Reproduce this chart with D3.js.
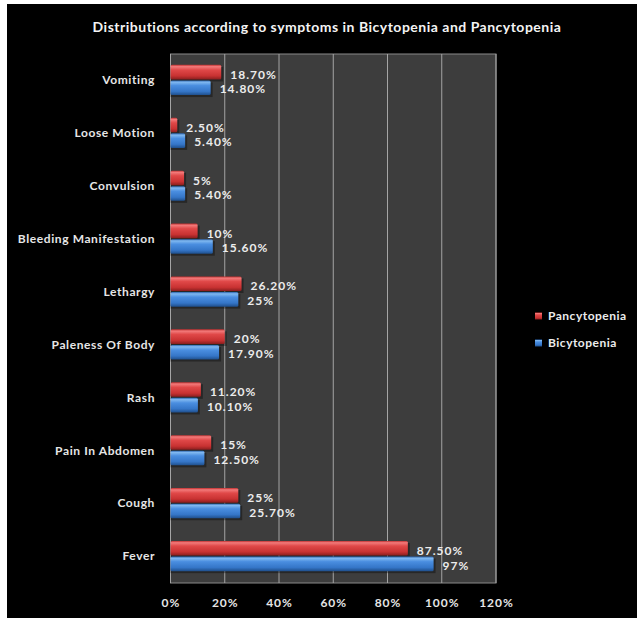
<!DOCTYPE html>
<html><head><meta charset="utf-8">
<script src="https://cdn.jsdelivr.net/npm/d3@7"></script>
<style>
html,body{margin:0;padding:0;background:#fff;}
svg{display:block;}
</style></head>
<body>
<script>
const categories = ["Vomiting","Loose Motion","Convulsion","Bleeding Manifestation","Lethargy","Paleness Of Body","Rash","Pain In Abdomen","Cough","Fever"];
const seriesNames = ["Pancytopenia","Bicytopenia"];
const pancytopenia = [18.7,2.5,5,10,26.2,20,11.2,15,25,87.5];
const bicytopenia = [14.8,5.4,5.4,15.6,25,17.9,10.1,12.5,25.7,97];
const pancyLabels = ["18.70%","2.50%","5%","10%","26.20%","20%","11.20%","15%","25%","87.50%"];
const bicyLabels = ["14.80%","5.40%","5.40%","15.60%","25%","17.90%","10.10%","12.50%","25.70%","97%"];
const xTicks = [0,20,40,60,80,100,120];
const title = "Distributions according to symptoms in Bicytopenia and Pancytopenia";

(function(){
const W=637,H=618;
const svg=d3.select("body").append("svg").attr("width",W).attr("height",H);
const font="Lato, 'Open Sans', sans-serif";

svg.append("rect").attr("width",W).attr("height",H).attr("fill","#fff");
svg.append("rect").attr("x",7).attr("y",4).attr("width",W-7).attr("height",H-4).attr("fill","#000");

const defs=svg.append("defs");
function grad(id,stops){
  const g=defs.append("linearGradient").attr("id",id).attr("x1",0).attr("y1",0).attr("x2",0).attr("y2",1);
  stops.forEach(s=>g.append("stop").attr("offset",s[0]).attr("stop-color",s[1]));
}
grad("gRed",[[0,"#c03030"],[0.12,"#f27a7a"],[0.35,"#e04848"],[0.75,"#c83232"],[1,"#8a1e1e"]]);
grad("gBlue",[[0,"#2c66b0"],[0.12,"#80b8f0"],[0.35,"#4a8ee0"],[0.75,"#3576c8"],[1,"#1f4f8c"]]);

const pL=170.5,pR=496,pT=54,pB=583;
const x=d3.scaleLinear().domain([0,120]).range([pL,pR]);
const y=d3.scaleBand().domain(categories).range([pT,pB]).paddingInner(0.41).paddingOuter(0.205);
const ys=d3.scaleBand().domain(seriesNames).range([0,y.bandwidth()]);

svg.append("rect").attr("x",pL).attr("y",pT).attr("width",pR-pL).attr("height",pB-pT)
  .attr("fill","#3d3d3d").attr("stroke","#8a8a8a").attr("stroke-width",1);

svg.append("g").selectAll("line").data(xTicks).join("line")
  .attr("x1",d=>x(d)).attr("x2",d=>x(d)).attr("y1",pT).attr("y2",pB)
  .attr("stroke","#a5a5a5").attr("stroke-width",1);

const xAxis=d3.axisBottom(x).tickValues(xTicks).tickFormat(d=>d+"%").tickSize(0).tickPadding(0);
const gx=svg.append("g").attr("transform",`translate(0,${pB+15})`).call(xAxis);
gx.select(".domain").remove();
gx.selectAll("text").attr("fill","#e6e6e6").attr("font-family",font).attr("font-weight","bold").attr("font-size","12px").attr("letter-spacing","1px").attr("dy","0.71em");

const yAxis=d3.axisLeft(y).tickSize(0).tickPadding(0);
const gy=svg.append("g").attr("transform",`translate(155,0)`).call(yAxis);
gy.select(".domain").remove();
gy.selectAll("text").attr("fill","#e6e6e6").attr("font-family",font).attr("font-weight","bold").attr("font-size","12px").attr("letter-spacing","0.6px");

const series=[
  {name:"Pancytopenia",vals:pancytopenia,labels:pancyLabels,fill:"url(#gRed)"},
  {name:"Bicytopenia",vals:bicytopenia,labels:bicyLabels,fill:"url(#gBlue)"}
];
const barH=ys.bandwidth();
series.forEach(s=>{
  const g=svg.append("g");
  g.selectAll("rect.sh").data(categories).join("rect").attr("class","sh")
    .attr("x",x(0)).attr("y",(d,i)=>y(d)+ys(s.name)+2)
    .attr("width",(d,i)=>x(s.vals[i])-x(0)+2).attr("height",barH-1)
    .attr("fill","#000").attr("opacity",0.35);
  g.selectAll("rect.b").data(categories).join("rect").attr("class","b")
    .attr("x",x(0)).attr("y",(d,i)=>y(d)+ys(s.name))
    .attr("width",(d,i)=>x(s.vals[i])-x(0)).attr("height",barH-1)
    .attr("rx",1.5)
    .attr("fill",s.fill);
  g.selectAll("text").data(categories).join("text")
    .attr("x",(d,i)=>x(s.vals[i])+9)
    .attr("y",(d,i)=>y(d)+ys(s.name)+barH/2+(s.name==="Pancytopenia"?2:1))
    .attr("dy","0.35em")
    .attr("fill","#ececec").attr("font-family",font).attr("font-weight","bold").attr("font-size","12px").attr("letter-spacing","1px")
    .text((d,i)=>s.labels[i]);
});

svg.append("text").attr("x",327).attr("y",27).attr("text-anchor","middle").attr("dy","0.35em")
  .attr("fill","#f4f4f4").attr("font-family",font).attr("font-weight","bold").attr("font-size","14px").attr("letter-spacing","0.5px")
  .text(title);

const legend=[{name:"Pancytopenia",fill:"url(#gRed)"},{name:"Bicytopenia",fill:"url(#gBlue)"}];
const lg=svg.append("g").selectAll("g").data(legend).join("g")
  .attr("transform",(d,i)=>`translate(535,${316+i*27})`);
lg.append("rect").attr("x",0).attr("y",-3.5).attr("width",7).attr("height",7).attr("fill",d=>d.fill);
lg.append("text").attr("x",13).attr("y",0).attr("dy","0.35em")
  .attr("fill","#ececec").attr("font-family",font).attr("font-weight","bold").attr("font-size","12px").attr("letter-spacing","0.5px")
  .text(d=>d.name);
})();
</script>
</body></html>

What needs to be done:
Your copy of the data should match it exactly, except that pictures are left out.

Output of the task:
Reproduce this chart with D3.js.
<!DOCTYPE html>
<html><head><meta charset="utf-8">
<script src="https://cdn.jsdelivr.net/npm/d3@7"></script>
<style>
html,body{margin:0;padding:0;background:#fff;}
svg{display:block;}
</style></head>
<body>
<script>
const categories = ["Vomiting","Loose Motion","Convulsion","Bleeding Manifestation","Lethargy","Paleness Of Body","Rash","Pain In Abdomen","Cough","Fever"];
const seriesNames = ["Pancytopenia","Bicytopenia"];
const pancytopenia = [18.7,2.5,5,10,26.2,20,11.2,15,25,87.5];
const bicytopenia = [14.8,5.4,5.4,15.6,25,17.9,10.1,12.5,25.7,97];
const pancyLabels = ["18.70%","2.50%","5%","10%","26.20%","20%","11.20%","15%","25%","87.50%"];
const bicyLabels = ["14.80%","5.40%","5.40%","15.60%","25%","17.90%","10.10%","12.50%","25.70%","97%"];
const xTicks = [0,20,40,60,80,100,120];
const title = "Distributions according to symptoms in Bicytopenia and Pancytopenia";

(function(){
const W=637,H=618;
const svg=d3.select("body").append("svg").attr("width",W).attr("height",H);
const font="Lato, 'Open Sans', sans-serif";

svg.append("rect").attr("width",W).attr("height",H).attr("fill","#fff");
svg.append("rect").attr("x",7).attr("y",4).attr("width",W-7).attr("height",H-4).attr("fill","#000");

const defs=svg.append("defs");
function grad(id,stops){
  const g=defs.append("linearGradient").attr("id",id).attr("x1",0).attr("y1",0).attr("x2",0).attr("y2",1);
  stops.forEach(s=>g.append("stop").attr("offset",s[0]).attr("stop-color",s[1]));
}
grad("gRed",[[0,"#c03030"],[0.12,"#f27a7a"],[0.35,"#e04848"],[0.75,"#c83232"],[1,"#8a1e1e"]]);
grad("gBlue",[[0,"#2c66b0"],[0.12,"#80b8f0"],[0.35,"#4a8ee0"],[0.75,"#3576c8"],[1,"#1f4f8c"]]);

const pL=170.5,pR=496,pT=54,pB=583;
const x=d3.scaleLinear().domain([0,120]).range([pL,pR]);
const y=d3.scaleBand().domain(categories).range([pT,pB]).paddingInner(0.41).paddingOuter(0.205);
const ys=d3.scaleBand().domain(seriesNames).range([0,y.bandwidth()]);

svg.append("rect").attr("x",pL).attr("y",pT).attr("width",pR-pL).attr("height",pB-pT)
  .attr("fill","#3d3d3d").attr("stroke","#8a8a8a").attr("stroke-width",1);

svg.append("g").selectAll("line").data(xTicks).join("line")
  .attr("x1",d=>x(d)).attr("x2",d=>x(d)).attr("y1",pT).attr("y2",pB)
  .attr("stroke","#a5a5a5").attr("stroke-width",1);

const xAxis=d3.axisBottom(x).tickValues(xTicks).tickFormat(d=>d+"%").tickSize(0).tickPadding(0);
const gx=svg.append("g").attr("transform",`translate(0,${pB+15})`).call(xAxis);
gx.select(".domain").remove();
gx.selectAll("text").attr("fill","#e6e6e6").attr("font-family",font).attr("font-weight","bold").attr("font-size","12px").attr("letter-spacing","1px").attr("dy","0.71em");

const yAxis=d3.axisLeft(y).tickSize(0).tickPadding(0);
const gy=svg.append("g").attr("transform",`translate(155,0)`).call(yAxis);
gy.select(".domain").remove();
gy.selectAll("text").attr("fill","#e6e6e6").attr("font-family",font).attr("font-weight","bold").attr("font-size","12px").attr("letter-spacing","0.6px");

const series=[
  {name:"Pancytopenia",vals:pancytopenia,labels:pancyLabels,fill:"url(#gRed)"},
  {name:"Bicytopenia",vals:bicytopenia,labels:bicyLabels,fill:"url(#gBlue)"}
];
const barH=ys.bandwidth();
series.forEach(s=>{
  const g=svg.append("g");
  g.selectAll("rect.sh").data(categories).join("rect").attr("class","sh")
    .attr("x",x(0)).attr("y",(d,i)=>y(d)+ys(s.name)+2)
    .attr("width",(d,i)=>x(s.vals[i])-x(0)+2).attr("height",barH-1)
    .attr("fill","#000").attr("opacity",0.35);
  g.selectAll("rect.b").data(categories).join("rect").attr("class","b")
    .attr("x",x(0)).attr("y",(d,i)=>y(d)+ys(s.name))
    .attr("width",(d,i)=>x(s.vals[i])-x(0)).attr("height",barH-1)
    .attr("rx",1.5)
    .attr("fill",s.fill);
  g.selectAll("text").data(categories).join("text")
    .attr("x",(d,i)=>x(s.vals[i])+9)
    .attr("y",(d,i)=>y(d)+ys(s.name)+barH/2+(s.name==="Pancytopenia"?2:1))
    .attr("dy","0.35em")
    .attr("fill","#ececec").attr("font-family",font).attr("font-weight","bold").attr("font-size","12px").attr("letter-spacing","1px")
    .text((d,i)=>s.labels[i]);
});

svg.append("text").attr("x",327).attr("y",27).attr("text-anchor","middle").attr("dy","0.35em")
  .attr("fill","#f4f4f4").attr("font-family",font).attr("font-weight","bold").attr("font-size","14px").attr("letter-spacing","0.5px")
  .text(title);

const legend=[{name:"Pancytopenia",fill:"url(#gRed)"},{name:"Bicytopenia",fill:"url(#gBlue)"}];
const lg=svg.append("g").selectAll("g").data(legend).join("g")
  .attr("transform",(d,i)=>`translate(535,${316+i*27})`);
lg.append("rect").attr("x",0).attr("y",-3.5).attr("width",7).attr("height",7).attr("fill",d=>d.fill);
lg.append("text").attr("x",13).attr("y",0).attr("dy","0.35em")
  .attr("fill","#ececec").attr("font-family",font).attr("font-weight","bold").attr("font-size","12px").attr("letter-spacing","0.5px")
  .text(d=>d.name);
})();
</script>
</body></html>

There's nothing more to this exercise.